Let $A = \{x \in \Bbb{R} : |2x -1| \leq 5\}$, let $B = \{x \in \Bbb{R} : |2x - 1| < 3\}$, let $D =\{x \in \Bbb{R} : x^2(7-x^2) \geq 7\}$ and let $E = \{x \in \Bbb{R} : 2x(x-2)(x+2) \geq 5 \}$. Prove by contradiction that $(A - B) \subseteq (D \cup E)$
I tried doing this in a sort of direct way but the problem got a little to complicated since it was hard to solve for $2x(x-2)(x+2) \geq 5$. I can't see any easy and elegant way to do it. I've also shown that $(A - B) = [-2, -1]\cup[2, 3]$. From there I tried to show how these two separate sets fit into D or E but I don't know if this is the proper way to solve this by contradiction.

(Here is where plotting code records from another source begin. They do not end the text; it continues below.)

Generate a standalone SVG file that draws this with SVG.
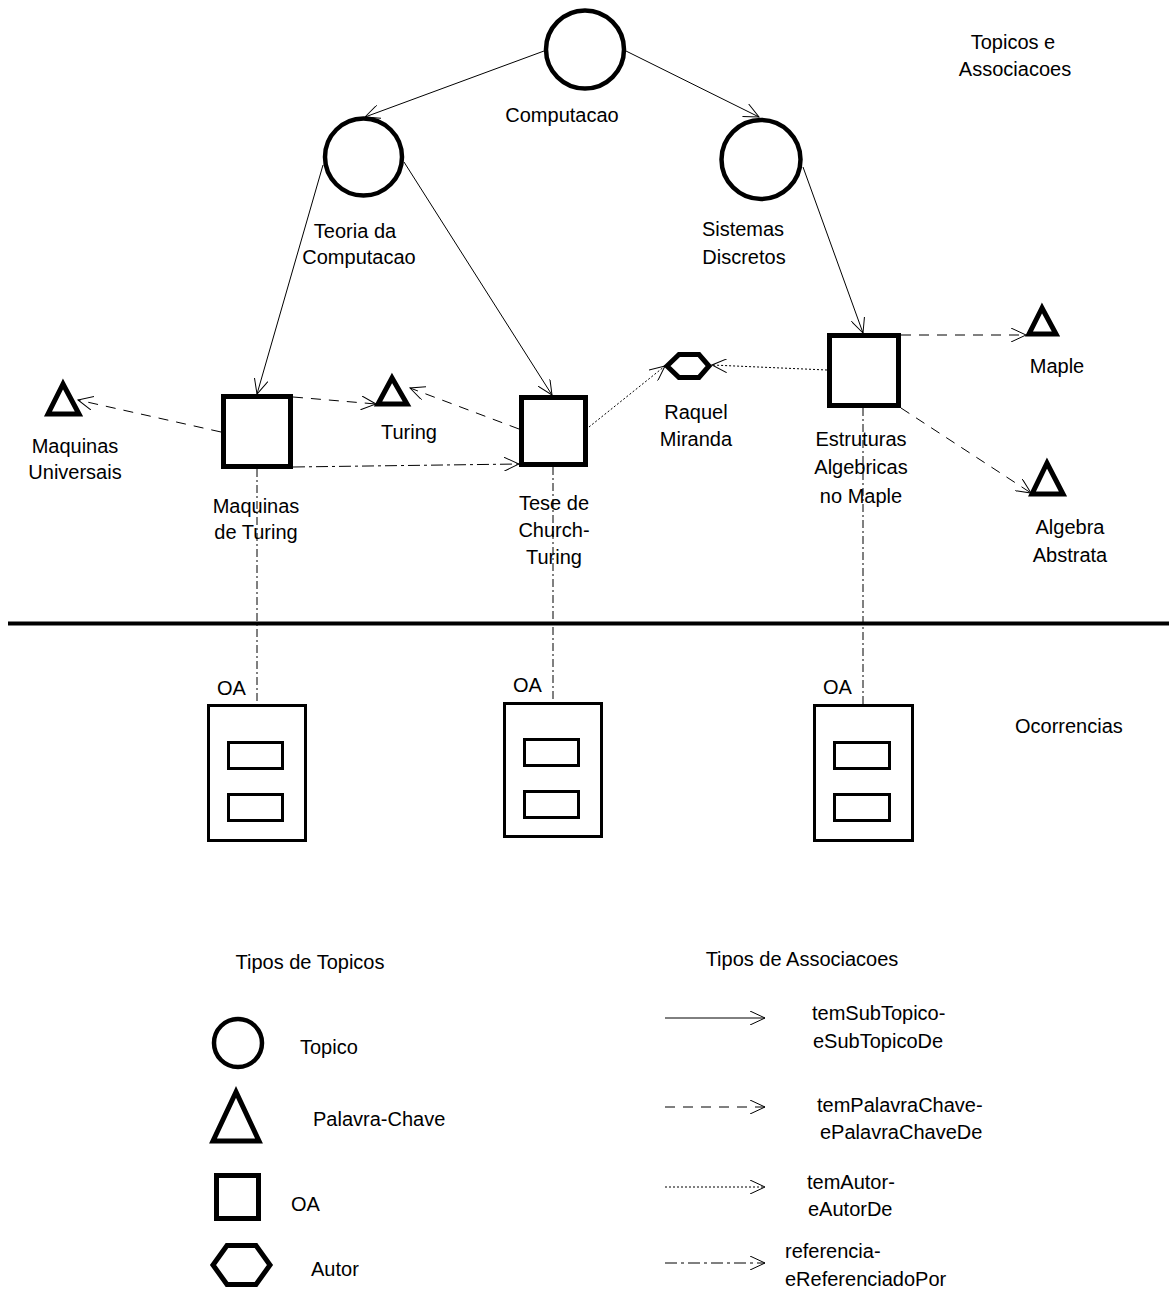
<svg xmlns="http://www.w3.org/2000/svg" width="1169" height="1292" viewBox="0 0 1169 1292">
<style>
  text { font-family: "Liberation Sans", Arial, sans-serif; font-size: 20px; fill: #000; }
  .c { text-anchor: middle; }
  .topic { fill: #fff; stroke: #000; stroke-width: 4.5; }
  .kw { fill: #fff; stroke: #000; stroke-width: 5; stroke-linejoin: miter; }
  .oa { fill: #fff; stroke: #000; stroke-width: 5; }
  .au { fill: #fff; stroke: #000; stroke-width: 5; stroke-linejoin: miter; }
  .occ { fill: #fff; stroke: #000; stroke-width: 3; }
  .ln { fill: none; stroke: #000; stroke-width: 1; }
  .solid { marker-end: url(#arr); }
  .dash { stroke-dasharray: 10 8; marker-end: url(#arr); }
  .dot { stroke-dasharray: 2 2; marker-end: url(#arr); }
  .dashdot { stroke-dasharray: 12 4 3 4; marker-end: url(#arr); }
  .vref { stroke-dasharray: 8 3 2 3; }
</style>
<defs>
  <marker id="arr" markerUnits="userSpaceOnUse" viewBox="0 0 16 14" refX="15" refY="7" markerWidth="16" markerHeight="14" orient="auto">
    <path d="M0,0 L15,7 L0,14" fill="none" stroke="#000" stroke-width="1" stroke-dasharray="none"/>
  </marker>
</defs>
<rect width="1169" height="1292" fill="#fff"/>

<g id="connectors">
  <line class="ln solid" x1="544" y1="51" x2="365" y2="117"/>
  <line class="ln solid" x1="626" y1="51" x2="759" y2="117"/>
  <line class="ln solid" x1="323" y1="165" x2="257" y2="394"/>
  <line class="ln solid" x1="404" y1="162" x2="552" y2="395"/>
  <line class="ln solid" x1="803" y1="167" x2="863" y2="333"/>
  <line class="ln dash" x1="221" y1="432" x2="78" y2="400"/>
  <line class="ln dash" x1="293" y1="397" x2="376" y2="404"/>
  <line class="ln dash" x1="519" y1="429" x2="410" y2="388"/>
  <line class="ln dashdot" x1="293" y1="467" x2="519" y2="464"/>
  <line class="ln dot" x1="589" y1="427" x2="665" y2="366"/>
  <line class="ln dot" x1="827" y1="370" x2="712" y2="365"/>
  <line class="ln dash" x1="901" y1="335" x2="1026" y2="335"/>
  <line class="ln dash" x1="901" y1="408" x2="1031" y2="493"/>
  <line class="ln vref" x1="257" y1="469" x2="257" y2="704"/>
  <line class="ln vref" x1="553" y1="467" x2="553" y2="702"/>
  <line class="ln vref" x1="863" y1="408" x2="863" y2="704"/>
</g>

<g id="title">
  <text class="c" x="1013" y="49">Topicos e</text>
  <text class="c" x="1015" y="76">Associacoes</text>
</g>

<g id="computacao">
  <circle class="topic" cx="585" cy="49.5" r="39"/>
  <text class="c" x="562" y="122">Computacao</text>
</g>
<g id="teoria">
  <circle class="topic" cx="363.5" cy="157" r="38.5"/>
  <text class="c" x="355" y="238">Teoria da</text>
  <text class="c" x="359" y="264">Computacao</text>
</g>
<g id="sistemas">
  <circle class="topic" cx="761" cy="159.5" r="39.5"/>
  <text class="c" x="743" y="236">Sistemas</text>
  <text class="c" x="744" y="264">Discretos</text>
</g>

<g id="maquinas-universais">
  <polygon class="kw" points="63,384 48,414 79,414"/>
  <text class="c" x="75" y="453">Maquinas</text>
  <text class="c" x="75" y="479">Universais</text>
</g>
<g id="maquinas-turing">
  <rect class="oa" x="223.5" y="396.5" width="67" height="70"/>
  <text class="c" x="256" y="513">Maquinas</text>
  <text class="c" x="256" y="539">de Turing</text>
</g>
<g id="turing">
  <polygon class="kw" points="392,378 378,404 407,404"/>
  <text class="c" x="409" y="439">Turing</text>
</g>
<g id="tese">
  <rect class="oa" x="521.5" y="397.5" width="64" height="67"/>
  <text class="c" x="554" y="510">Tese de</text>
  <text class="c" x="554" y="537">Church-</text>
  <text class="c" x="554" y="564">Turing</text>
</g>
<g id="raquel">
  <polygon class="au" points="667,366 679,354.5 699,354.5 709,366 699,377.5 679,377.5"/>
  <text class="c" x="696" y="419">Raquel</text>
  <text class="c" x="696" y="446">Miranda</text>
</g>
<g id="estruturas">
  <rect class="oa" x="829.5" y="335.5" width="69" height="70"/>
  <text class="c" x="861" y="446">Estruturas</text>
  <text class="c" x="861" y="474">Algebricas</text>
  <text class="c" x="861" y="503">no Maple</text>
</g>
<g id="maple">
  <polygon class="kw" points="1042,308 1029,334 1056,334"/>
  <text class="c" x="1057" y="373">Maple</text>
</g>
<g id="algebra">
  <polygon class="kw" points="1047,463 1032,494 1063,494"/>
  <text class="c" x="1070" y="534">Algebra</text>
  <text class="c" x="1070" y="562">Abstrata</text>
</g>

<g id="divider">
  <line x1="8" y1="623.5" x2="1169" y2="623.5" stroke="#000" stroke-width="4"/>
</g>

<g id="oa1">
  <text x="217" y="695">OA</text>
  <rect class="occ" x="208.5" y="705.5" width="97" height="135"/>
  <rect class="occ" x="228.5" y="742.5" width="54" height="26"/>
  <rect class="occ" x="228.5" y="794.5" width="54" height="26"/>
</g>
<g id="oa2">
  <text x="513" y="692">OA</text>
  <rect class="occ" x="504.5" y="703.5" width="97" height="133"/>
  <rect class="occ" x="524.5" y="739.5" width="54" height="26"/>
  <rect class="occ" x="524.5" y="791.5" width="54" height="26"/>
</g>
<g id="oa3">
  <text x="823" y="694">OA</text>
  <rect class="occ" x="814.5" y="705.5" width="98" height="135"/>
  <rect class="occ" x="834.5" y="742.5" width="55" height="26"/>
  <rect class="occ" x="834.5" y="794.5" width="55" height="26"/>
</g>
<g id="ocorrencias">
  <text x="1015" y="733">Ocorrencias</text>
</g>

<g id="legend-topicos">
  <text class="c" x="310" y="969">Tipos de Topicos</text>
  <circle class="topic" cx="238" cy="1043" r="24"/>
  <text x="300" y="1054">Topico</text>
  <polygon class="kw" points="236,1092 213,1141 259,1141"/>
  <text x="313" y="1126">Palavra-Chave</text>
  <rect class="oa" x="216.5" y="1175.5" width="42" height="43"/>
  <text x="291" y="1211">OA</text>
  <polygon class="au" points="213,1265 227,1245.5 256,1245.5 270,1265 256,1284.5 227,1284.5"/>
  <text x="311" y="1276">Autor</text>
</g>

<g id="legend-associacoes">
  <text class="c" x="802" y="966">Tipos de Associacoes</text>
  <line class="ln solid" x1="665" y1="1018" x2="765" y2="1018"/>
  <text x="812" y="1020">temSubTopico-</text>
  <text x="813" y="1048">eSubTopicoDe</text>
  <line class="ln dash" x1="665" y1="1107" x2="765" y2="1107"/>
  <text x="817" y="1112">temPalavraChave-</text>
  <text x="820" y="1139">ePalavraChaveDe</text>
  <line class="ln dot" x1="665" y1="1187" x2="765" y2="1187"/>
  <text x="807" y="1189">temAutor-</text>
  <text x="808" y="1216">eAutorDe</text>
  <line class="ln dashdot" x1="665" y1="1263" x2="765" y2="1263"/>
  <text x="785" y="1258">referencia-</text>
  <text x="785" y="1286">eReferenciadoPor</text>
</g>
</svg>
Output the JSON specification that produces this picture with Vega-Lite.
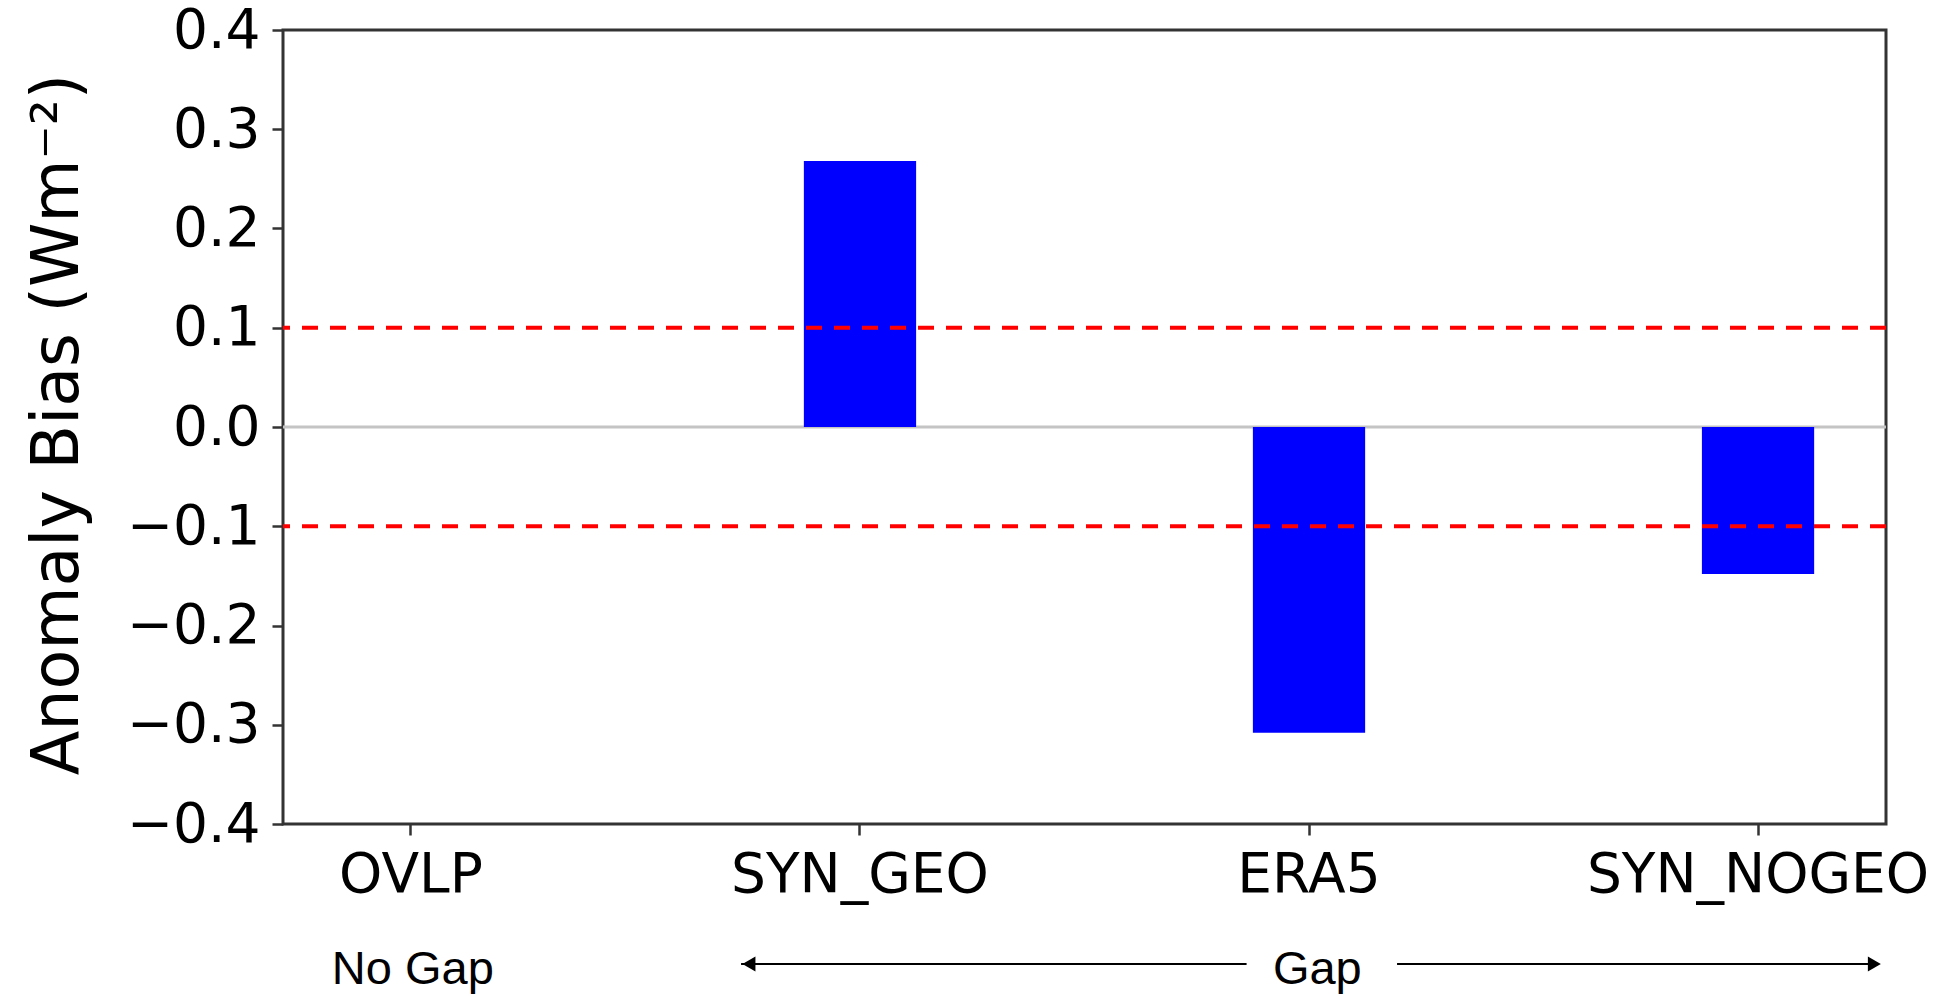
{
  "$schema": "https://vega.github.io/schema/vega-lite/v6.json",
  "width": 1603,
  "height": 794,
  "autosize": {"type": "none"},
  "padding": {"left": 283, "top": 30, "right": 56, "bottom": 173},
  "background": "white",
  "config": {
    "view": {"stroke": "#333333", "strokeWidth": 3},
    "axis": {
      "domain": false,
      "grid": false,
      "ticks": true,
      "tickColor": "#333333",
      "tickWidth": 2.5,
      "tickSize": 11,
      "labelFont": "DejaVu Sans",
      "labelFontSize": 55,
      "labelLimit": 0,
      "labelColor": "#000000",
      "titleFont": "DejaVu Sans",
      "titleFontWeight": "normal",
      "titleColor": "#000000"
    }
  },
  "datasets": {
    "bias": [
      {"model": "OVLP", "bias": 0},
      {"model": "SYN_GEO", "bias": 0.268},
      {"model": "ERA5", "bias": -0.308},
      {"model": "SYN_NOGEO", "bias": -0.148}
    ],
    "refs": [{"level": 0.1}, {"level": -0.1}],
    "zero": [{"level": 0}],
    "notes": [
      {"label": "No Gap", "pos": 0, "level": -0.561},
      {"label": "Gap", "pos": 2.02, "level": -0.561}
    ],
    "arrows": [
      {"from": 0.733, "to": 1.862, "level": -0.541},
      {"from": 2.198, "to": 3.26, "level": -0.541}
    ],
    "heads": [
      {"side": "left", "pos": 0.7506, "level": -0.541},
      {"side": "right", "pos": 3.264, "level": -0.541}
    ]
  },
  "layer": [
    {
      "data": {"name": "zero"},
      "mark": {"type": "rule", "color": "#c4c4c4", "strokeWidth": 3},
      "encoding": {
        "y": {"field": "level", "type": "quantitative", "title": "Anomaly Bias (Wm⁻²)"}
      }
    },
    {
      "data": {"name": "bias"},
      "mark": {"type": "bar", "color": "#0000ff"},
      "encoding": {
        "x": {
          "field": "model",
          "type": "nominal",
          "sort": null,
          "scale": {"domain": ["OVLP", "SYN_GEO", "ERA5", "SYN_NOGEO"], "paddingInner": 0.75, "paddingOuter": 0.16},
          "axis": {"title": null, "labelAngle": 0, "labelBaseline": "alphabetic", "labelPadding": 56, "labelLimit": 0}
        },
        "y": {
          "field": "bias",
          "type": "quantitative",
          "title": "Anomaly Bias (Wm⁻²)",
          "scale": {"domain": [-0.4, 0.4], "nice": false, "zero": false},
          "axis": {
            "values": [-0.4, -0.3, -0.2, -0.1, 0, 0.1, 0.2, 0.3, 0.4],
            "labelExpr": "replace(format(datum.value, '.1f'), '-', '−')",
            "labelPadding": 12,
            "titleFontSize": 65,
            "titleAngle": -90,
            "titleBaseline": "alphabetic",
            "titleAlign": "center",
            "titleX": -206,
            "titleY": 394
          }
        }
      }
    },
    {
      "data": {"name": "refs"},
      "mark": {"type": "rule", "color": "#ff0000", "strokeWidth": 4, "strokeDash": [16, 12]},
      "encoding": {
        "y": {"field": "level", "type": "quantitative", "title": "Anomaly Bias (Wm⁻²)"}
      }
    },
    {
      "data": {"name": "arrows"},
      "mark": {"type": "rule", "color": "#000000", "strokeWidth": 2},
      "encoding": {
        "x": {"field": "from", "type": "quantitative", "scale": {"domain": [-0.29, 3.29], "nice": false, "zero": false}, "axis": null},
        "x2": {"field": "to"},
        "y": {"field": "level", "type": "quantitative", "title": "Anomaly Bias (Wm⁻²)"}
      }
    },
    {
      "data": {"name": "heads"},
      "transform": [{"filter": "datum.side === 'left'"}],
      "mark": {"type": "point", "shape": "triangle-left", "filled": true, "color": "#000000", "size": 225, "opacity": 1},
      "encoding": {
        "x": {"field": "pos", "type": "quantitative", "scale": {"domain": [-0.29, 3.29], "nice": false, "zero": false}, "axis": null},
        "y": {"field": "level", "type": "quantitative", "title": "Anomaly Bias (Wm⁻²)"}
      }
    },
    {
      "data": {"name": "heads"},
      "transform": [{"filter": "datum.side === 'right'"}],
      "mark": {"type": "point", "shape": "triangle-right", "filled": true, "color": "#000000", "size": 225, "opacity": 1},
      "encoding": {
        "x": {"field": "pos", "type": "quantitative", "scale": {"domain": [-0.29, 3.29], "nice": false, "zero": false}, "axis": null},
        "y": {"field": "level", "type": "quantitative", "title": "Anomaly Bias (Wm⁻²)"}
      }
    },
    {
      "data": {"name": "notes"},
      "mark": {"type": "text", "font": "Liberation Sans", "fontSize": 47, "color": "#000000", "align": "center", "baseline": "alphabetic"},
      "encoding": {
        "x": {"field": "pos", "type": "quantitative", "scale": {"domain": [-0.29, 3.29], "nice": false, "zero": false}, "axis": null},
        "y": {"field": "level", "type": "quantitative", "title": "Anomaly Bias (Wm⁻²)"},
        "text": {"field": "label"}
      }
    }
  ],
  "resolve": {"scale": {"x": "independent"}}
}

Suppose to the contrary that the inclusion does not hold. Then there exists a point $x_0\in (A - B)\setminus (D \cup E)$. We already know that $A - B =[-2, -1]\cup[2, 3]$. Define functions $d$ and $e$ on $\Bbb R$ by putting $d(x)=x^2(7-x^2)-7$ and $e(x)=2x(x-2)(x+2)-5$ for each $x\in\Bbb R$. It is easy to check that $x\in D$ iff $d(x)\ge 0$ iff $\left|x^2-\tfrac 72\right|\le \tfrac{\sqrt{21}}{2}$. Since $\tfrac{\sqrt{21}}{2}\ge \tfrac 94$, we see that if $|x_0|\in \left[\tfrac{\sqrt{5}}2, \tfrac{\sqrt{23}}2 \right]$ then $x_0\in D$, a contradiction. If $x_0\ge \tfrac{\sqrt{23}}2$ then $e(x_0)\ge e\left(\tfrac{\sqrt{23}}2\right)= \tfrac{7\sqrt{23}}4-5>0$, so $x_0\in E$, a contradiction. If $-\tfrac{\sqrt{5}}2\le x_0\le -1$ then $e(x_0)\ge 2\left(4-\tfrac 54\right)-5>0$, so $x_0\in E$, a contradiction.